Foto: Adidas. Source: Reuters
The German sportswear company reported on Wednesday that it expects first-quarter sales to drop by $1.14 billion in greater China, CNBC reported.
In a statement to Business Insider, an Adidas representative said, “The safety and health of our people always comes first. Globally we implement applicable local, officially issued regulations and reserve the right to take further measures if necessary. To protect our employees, consumers and partners, we have taken a number of measures at all adidas sites including increased hygiene measures, corresponding recommendations to our employees or travel restrictions.”
Foto: Source: Rick Wilking/Reuters
On March 11, Lowe’s posted a note from CEO Marvin Ellison addressing precautions it is taking over the coronavirus pandemic.
Ellison wrote that the home improvement giant has established a task force to work with the CDC. It has also enacted a new leave policy for employees and boosted its sanitation regime.

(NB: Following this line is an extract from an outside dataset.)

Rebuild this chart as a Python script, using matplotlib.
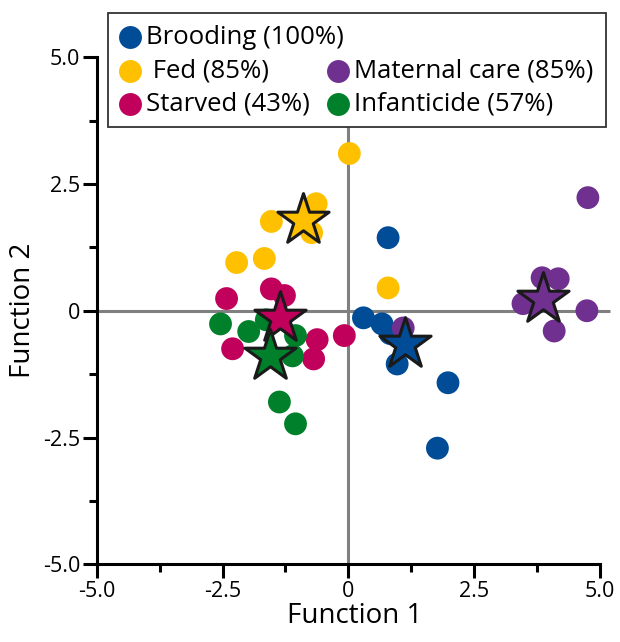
"""Discriminant function scores for the five parental-state groups."""

import matplotlib
matplotlib.use("Agg")
import matplotlib.pyplot as plt
from matplotlib.lines import Line2D
from matplotlib.patches import Rectangle

# ---------------------------------------------------------------------------
# Data
# ---------------------------------------------------------------------------

BROODING_X = [0.79, 0.30, 0.67, 0.83, 0.97, 1.98, 1.77]
BROODING_Y = [1.44, -0.14, -0.26, -0.45, -1.05, -1.42, -2.71]

FED_X = [0.02, -0.64, -1.53, -0.73, -2.22, -1.67, 0.79]
FED_Y = [3.10, 2.11, 1.76, 1.54, 0.95, 1.03, 0.45]

STARVED_X = [-2.42, -1.53, -1.27, -2.30, -0.62, -0.69, -0.08]
STARVED_Y = [0.24, 0.43, 0.30, -0.75, -0.57, -0.95, -0.49]

INFANTICIDE_X = [-2.54, -1.98, -1.63, -1.05, -1.11, -1.37, -1.05]
INFANTICIDE_Y = [-0.26, -0.41, -0.18, -0.49, -0.89, -1.80, -2.23]

MATERNAL_X = [4.76, 3.85, 4.17, 3.47, 4.74, 4.09, 1.09]
MATERNAL_Y = [2.23, 0.65, 0.63, 0.14, 0.00, -0.40, -0.34]

# group centroids (stars)
CENTROID_NAMES = ["Fed", "Starved", "Infanticide", "Brooding", "Maternal"]
CENTROID_X = [-0.90, -1.35, -1.55, 1.13, 3.87]
CENTROID_Y = [1.78, -0.14, -0.89, -0.65, 0.24]

LABELS = {
    "Brooding": "Brooding (100%)",
    "Fed": " Fed (85%)",
    "Maternal": "Maternal care (85%)",
    "Starved": "Starved (43%)",
    "Infanticide": "Infanticide (57%)",
}

COLORS = {
    "Brooding": "#004c97",
    "Fed": "#ffc000",
    "Maternal": "#703090",
    "Starved": "#c0005a",
    "Infanticide": "#00802a",
}

X_TICKS = [-5.0, -2.5, 0.0, 2.5, 5.0]
X_TICKLABELS = ["-5.0", "-2.5", "0", "2.5", "5.0"]
Y_TICKS = [-5.0, -2.5, 0.0, 2.5, 5.0]
Y_TICKLABELS = ["-5.0", "-2.5", "0", "2.5", "5.0"]

# legend layout: (group, column, row)
LEGEND_ORDER = [
    ("Brooding", 0, 0),
    ("Fed", 0, 1),
    ("Starved", 0, 2),
    ("Maternal", 1, 1),
    ("Infanticide", 1, 2),
]

# ---------------------------------------------------------------------------
# Figure
# ---------------------------------------------------------------------------

W, H = 620, 642
plt.rcParams["font.family"] = ["Open Sans", "DejaVu Sans"]

fig = plt.figure(figsize=(W / 100, H / 100), dpi=100)
ax = fig.add_axes([0.156, 0.121, 0.832, 0.790])

ax.set_xlim(-5.0, 5.25)
ax.set_ylim(-5.0, 5.0)

# crosshair through the origin
ax.axvline(0, color="#808080", linewidth=2.2, zorder=1)
ax.hlines(0, -5.0, 5.2, color="#808080", linewidth=2.2, zorder=1)

groups = [
    ("Brooding", BROODING_X, BROODING_Y),
    ("Fed", FED_X, FED_Y),
    ("Starved", STARVED_X, STARVED_Y),
    ("Infanticide", INFANTICIDE_X, INFANTICIDE_Y),
    ("Maternal", MATERNAL_X, MATERNAL_Y),
]
for name, xs, ys in groups:
    ax.scatter(xs, ys, s=270, color=COLORS[name], edgecolors="none",
               zorder=2, clip_on=False)

for name, cx, cy in zip(CENTROID_NAMES, CENTROID_X, CENTROID_Y):
    ax.scatter([cx], [cy], s=1500, marker="*", color=COLORS[name],
               edgecolors="#1a1a1a", linewidths=2.2, zorder=3)

# spines / ticks
for side in ("top", "right"):
    ax.spines[side].set_visible(False)
for side in ("left", "bottom"):
    ax.spines[side].set_linewidth(2.2)
ax.spines["bottom"].set_bounds(-5.0, 5.0)

ax.set_xticks(X_TICKS)
ax.set_xticklabels(X_TICKLABELS)
ax.set_yticks(Y_TICKS)
ax.set_yticklabels(Y_TICKLABELS)
ax.set_xticks([-3.75, -1.25, 1.25, 3.75], minor=True)
ax.set_yticks([-3.75, -1.25, 1.25, 3.75], minor=True)
ax.tick_params(which="major", length=10, width=2.2, labelsize=15.5, pad=2)
ax.tick_params(which="minor", length=6, width=2.2)

ax.set_xlabel("Function 1", fontsize=20, labelpad=0)
ax.set_ylabel("Function 2", fontsize=20, labelpad=4)

# ---------------------------------------------------------------------------
# Legend, hand-placed (second column starts under the end of "Brooding")
# ---------------------------------------------------------------------------

def fx(px):
    return px / W


def fy(py):
    return 1 - py / H


box_l, box_t, box_r, box_b = 108, 13, 606, 127
fig.add_artist(Rectangle((fx(box_l), fy(box_b)), fx(box_r - box_l),
                         (box_b - box_t) / H, transform=fig.transFigure,
                         facecolor="white", edgecolor="#333333",
                         linewidth=1.3, zorder=5))

col_marker = [130, 338]
col_text = [146, 354]
row_y = [37, 71, 104]
for name, col, row in LEGEND_ORDER:
    fig.add_artist(Line2D([fx(col_marker[col])], [fy(row_y[row])],
                          transform=fig.transFigure, linestyle="none",
                          marker="o", markersize=16.5,
                          markerfacecolor=COLORS[name],
                          markeredgecolor="none", zorder=6))
    fig.text(fx(col_text[col]), fy(row_y[row]), LABELS[name],
             fontsize=18.5, ha="left", va="center", zorder=6)

fig.savefig("out.png", dpi=100)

“To help prevent the spread of the virus, we’re encouraging anyone who feels sick to stay home, and we’ve also put in place new temporary time-off guidelines to give our associates even greater flexibility and pay them for the time they need to stay home and get well,” Ellison wrote.
When it comes to customer orders, Ellison noted that Lowe’s will “continue to run all services as usual,” including installations, deliveries, and in-home consultations.
Foto: Source: REUTERS/David Mdzinarishvili
In a call with investors on March 12, Gap CFO Teri List-Stoll said the company is forecasting a $100 million decline in sales across its Chinese, Japanese, and European markets as a result of the coronavirus. In the US, however, List-Stoll said executives aren’t yet able to estimate the impact on business in the “early days” of the spread of the virus in North America.
“The situation remians highly fluid and we are of course monitoring events closely and considering contingency plans,” List-Stoll said, adding that the two biggest areas of concern are demand suppression and supply chain interruption.
Similar to many of its peers, Gap has recently worked to shift its supply chain away from China in light of the implementation of tariffs under the Trump administration. List-Stoll said Gap now sources 16% of its supply chain from the region, down from 21% previously.
Still, she said a significant amount of fabric procurement happens in China, though at this time all shipments “appear on schedule.”
Sonia Syngal, Gap’s recently appointed CEO and former head of Old Navy, said on the call that she feels the company is “better positioned than most” and noted it is keeping a firm eye on the impact of coronavirus in heavily infected areas.
“We’re leveraging business contuinity learnings that began with our Asia teams,” she said. “We will assess in hotspots like Washington and New York as we see it unfold in North America.”